Photographer & Poet Bios
Photographer Sue Reynolds is a fourth-generation Californian of Northern European descent. A fine art and documentary photographer, she is passionate about building bridges of understanding between non-Native and Native peoples, and that was her impetus for creating this teacher's resource. Since 2005, she has photographed Native American life and traditional celebrations across the West, all the way forging relationships with Native Americans and reflecting on our common humanity. She has also found solace for her own losses and a sense of harmony on this journey, explaining: “I was greeted with gentle kindness, and those early days on the powwow trail moved me, helping me redeem my own loss of identity. I was offered a new life, and I said, “Yes.”
Sue’s Artist's Statement describes her sensitivity to and respect for Native American life and traditions.
Sue’s photographs have appeared in exhibits in California, Montana, Oregon and Japan and in media including Montana, Indian Country Today, Cowboys & Indians and her books, “Proud People,” (2007) and “Still Here: Not Living in Tipis,” (2013). In 2013, her work, including the Still Here book, was commended by California Senator Mark DeSaulnier for outstanding community service including her history-making collaboration with Salish Indian poet Victor Charlo. In addition to founding, directing and photographing for Everyday Native, Sue has produced and directed each film available on this site. These short documentaries have been viewed and used by educators nationally and internationally.
In their book collaboration, “Still Here: Not Living in Tipis (2013), Sue Reynolds’ photographs joined Salish Indian poet Victor Charlo’s words to honor tribal ways of life that endure, and to acknowledge that walking in two worlds is hard. Their book became the first photo-poetry book collaboration between a white urban observer and a reservation Indian. Of Charlo’s poems Reynolds states, “They go straight to the heart. They show us that how well we love is what matters most.” Charlo’s poems join Reynolds’ photographs in this teacher's resource.
Victor is the great-great grandson of Chief Victor Charlo of the Bitterroot Salish. Through lineage, he is recognized as a spiritual leader.
He was born and raised in Evaro, MT on the Flathead Reservation and attended high school in Missoula. He then entered the seminary where he studied to be a Jesuit for seven years.
Victor left the seminary and became passionately involved in Native causes through a variety of social justice venues, notably the Poor Peoples’ Campaign. Later he pursued further education at the University of Montana, where he met and befriended famed regional poet, Dick Hugo. Victor received his Master's degree in Curriculum from Gonzaga University in Spokane, WA and returned to the reservation to co-found and principal the first all-Indian high school there, Two Eagle River School.

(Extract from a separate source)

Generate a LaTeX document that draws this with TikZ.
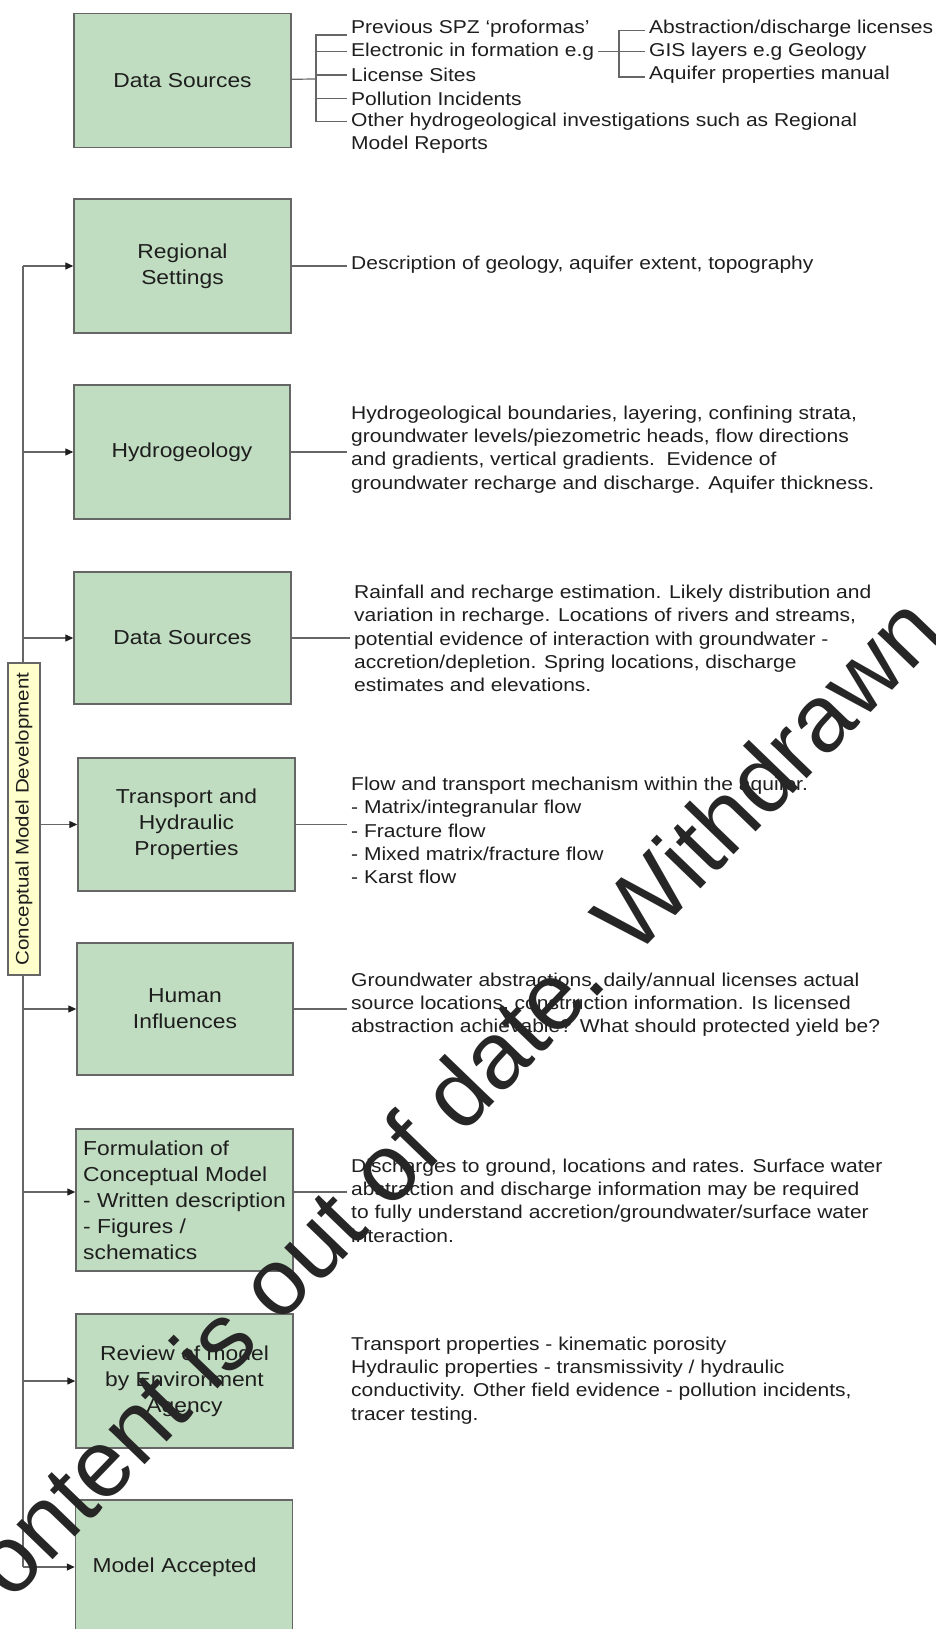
\documentclass[tikz,border=0pt]{standalone}
\usepackage{fontspec}
\setmainfont{Liberation Sans}[FakeStretch=1.13]
\newfontfamily\markfont{Liberation Sans}
\usetikzlibrary{arrows.meta,positioning}
\definecolor{stagefill}{RGB}{193,221,193}
\definecolor{tagfill}{RGB}{255,255,204}
\definecolor{wire}{RGB}{102,102,102}
\definecolor{ink}{RGB}{30,30,30}

\begin{document}
\begin{tikzpicture}[x=1pt,y=-1pt]
\tikzstyle{stage}=[draw=wire,fill=stagefill,line width=1.4pt,minimum width=217pt,minimum height=134pt,align=center,text=ink,font=\fontsize{20.2}{26}\selectfont]
\tikzstyle{note}=[anchor=west,inner xsep=4pt,inner ysep=0pt,align=left,text=ink,font=\fontsize{18.6}{23.3}\selectfont]
\tikzstyle{link}=[draw=wire,line width=1.2pt]
\tikzstyle{arrow}=[link,-{Triangle[length=8pt,width=7pt,color=ink]}]
\tikzstyle{tag}=[draw=wire,fill=tagfill,line width=1.2pt,rotate=90,minimum width=312pt,minimum height=32pt,inner sep=0pt,text=ink,font=\fontsize{18.2}{22}\selectfont]
\useasboundingbox (0,0) rectangle (936,1629);
\clip (0,0) rectangle (936,1629);
% the stages
\node [stage] at (182.5,80.5) (src) {Data Sources};
\node [stage] at (182.5,266) (reg) {Regional\\Settings};
\node [stage,minimum width=216pt] at (182,452) (hyd) {Hydrogeology};
\node [stage,minimum height=132pt] at (182.5,638) (dat) {Data Sources};
\node [stage,minimum height=133pt] at (186.5,824.5) (trn) {Transport and\\Hydraulic\\Properties};
\node [stage,minimum width=216pt,minimum height=132pt] at (185,1009) (hum) {Human\\Influences};
\node [stage,minimum height=142pt,align=left] at (184.5,1200) (frm) {Formulation of\\Conceptual Model\\- Written description\\- Figures /\\schematics};
\node [stage] at (184.5,1381) (rev) {Review of model\\by Environment\\Agency};
\node [stage,minimum width=216pt,align=left,text width=183pt,inner xsep=17pt] at (184,1567) (acc) {Model Accepted};
% what the first stage draws on
\node [note] at (347,28.5) (s1) {Previous SPZ `proformas'};
\node [note] at (347,51.8) (s2) {Electronic in formation e.g};
\node [note] at (347,75.1) (s3) {License Sites};
\node [note] at (347,98.4) (s4) {Pollution Incidents};
\node [note] at (347,133.4) (s5) {Other hydrogeological investigations such as Regional\\Model Reports};
\node [note] at (645,28.5) (t1) {Abstraction/discharge licenses};
\node [note] at (645,51.8) (t2) {GIS layers e.g Geology};
\node [note] at (645,75.1) (t3) {Aquifer properties manual};
\coordinate (fork) at (316,79);
\coordinate (subfork) at (619,0);
\coordinate (s1tick) at ([yshift=-6.5pt]s1.west);
\coordinate (s5tick) at ([yshift=12pt]s5.west);
\coordinate (t1tick) at ([yshift=-2pt]t1.west);
\coordinate (t3tick) at ([yshift=-2pt]t3.west);
\draw [link] (src) -- (fork);
\draw [link] (s1tick) -| (fork |- s5tick) -- (s5tick);
\draw [link] (fork |- s2.west) -- (s2.west);
\draw [link] (fork |- s3.west) -- (s3.west);
\draw [link] (fork |- s4.west) -- (s4.west);
\draw [link] (s2.east) -- (s2.east -| subfork);
\draw [link] (t1tick) -| (subfork |- t3tick) -- (t3tick);
\draw [link] (subfork |- t2.west) -- (t2.west);
% descriptions
\node [note] at (347,264.5) (regnote) {Description of geology, aquifer extent, topography};
\node [note] at (347,449.5) (hydnote) {Hydrogeological boundaries, layering, confining strata,\\groundwater levels/piezometric heads, flow directions\\and gradients, vertical gradients.\ \ Evidence of\\groundwater recharge and discharge. Aquifer thickness.};
\node [note] at (350,638.5) (datnote) {Rainfall and recharge estimation. Likely distribution and\\variation in recharge. Locations of rivers and streams,\\potential evidence of interaction with groundwater -\\accretion/depletion. Spring locations, discharge\\estimates and elevations.};
\node [note] at (347,830.5) (trnnote) {Flow and transport mechanism within the aquifer.\\- Matrix/integranular flow\\- Fracture flow\\- Mixed matrix/fracture flow\\- Karst flow};
\node [note] at (347,1004.5) (humnote) {Groundwater abstractions, daily/annual licenses actual\\source locations, construction information. Is licensed\\abstraction achievable? What should protected yield be?};
\node [note] at (347,1200.5) (frmnote) {Discharges to ground, locations and rates. Surface water\\abstraction and discharge information may be required\\to fully understand accretion/groundwater/surface water\\interaction.};
\node [note] at (347,1380.5) (revnote) {Transport properties - kinematic porosity\\Hydraulic properties - transmissivity / hydraulic\\conductivity. Other field evidence - pollution incidents,\\tracer testing.};
\draw [link] (reg) -- (reg -| regnote.west);
\draw [link] (hyd) -- (hyd -| hydnote.west);
\draw [link] (dat) -- (dat -| datnote.west);
\draw [link] (trn) -- (trn -| trnnote.west);
\draw [link] (hum) -- (hum -| humnote.west);
\draw [link] ([yshift=8pt]frm.east) -- ([yshift=8pt]frm.east -| frmnote.west);
% the trunk on the left
\coordinate (trunk) at (23,0);
\draw [link] (trunk |- reg) -- (trunk |- acc);
\draw [arrow] (trunk |- reg) -- (reg);
\draw [arrow] (trunk |- hyd) -- (hyd);
\draw [arrow] (trunk |- dat) -- (dat);
\draw [arrow] (trunk |- trn) -- (trn);
\draw [arrow] (trunk |- hum) -- (hum);
\draw [arrow] ([yshift=8pt]frm.west -| trunk) -- ([yshift=8pt]frm.west);
\draw [arrow] (trunk |- rev) -- (rev);
\draw [arrow] (trunk |- acc) -- (acc);
\node [tag] at (24,819) (cmd) {Conceptual Model Development};
% stamp across the page
\node [font=\markfont\fontsize{95}{95}\selectfont,text=black!85,rotate=46,anchor=base west,inner sep=0pt] at (-36,1652) (stamp) {Content is out of date. Withdrawn};
\end{tikzpicture}
\end{document}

Victor retired in the fall of 2001 as a counselor at Kicking Horse Job Corps, the only all- Native American Job Corps in the United States.
Through the years, Vic’s work has been published in many literary journals and anthologies. His first collection of poetry, Put Sey was published in 2008 by Many Voices Press. Most recently, Vic’s poetry is represented in collaboration with two books of photography: Native American Ceremonial Dancers: The Hand Painted Silver Gelatin Prints of Kay Franke, (2013) and Still Here: Not Living in Tipis, with photographer Sue Reynolds (2013).
Vic spent 20 years in collaboration with Zan Agzigian co-writing contemporary Native American plays. Together, Vic and Zan co-wrote, directed and produced three plays: Trickster at Dirty Corner, Moon over Mission Dam and The Beta Cycle: Bitterroot, Berkeley, Belfast and Beta. Between 2010-2013, Vic and Zan with Salish performance artist and educator Julie Cajune, Patty Stevens and Rosie Matt were instrumental project co-creators and coordinators of the Npustin Indigenous Theatre Project, a summertime Native American Playwrights Festival out of Arlee, MT.
Npustin’s goal was to promote a heightened interest in theater on the Reservation through staged readings of new work by Native Americans. The festival included work by the youth of the Nk̓ʷusm Salish Language Institute. The yearly week-long festival integrated both Native and non-Native talent on the Reservation in the hopes of opening non-Native peoples to the more real and human world of Native peoples without stereotypes, allowing a bridge for Native and non-Native people to connect in a nurturing, artistic environment. Npustin continues to publish tribally authored materials and support Native arts.
Vic reads regularly at public and civic events, and is a “writer-in-the-schools” as part of The Missoula Writing Collaborative, a non-profit that teaches children to love writing. He is the father of four children, and grandfather to beautiful grandchildren. He lives on the Flathead Reservation, in Dixon, Montana, with his cat, Seeley and guinea pig, Huckleberry.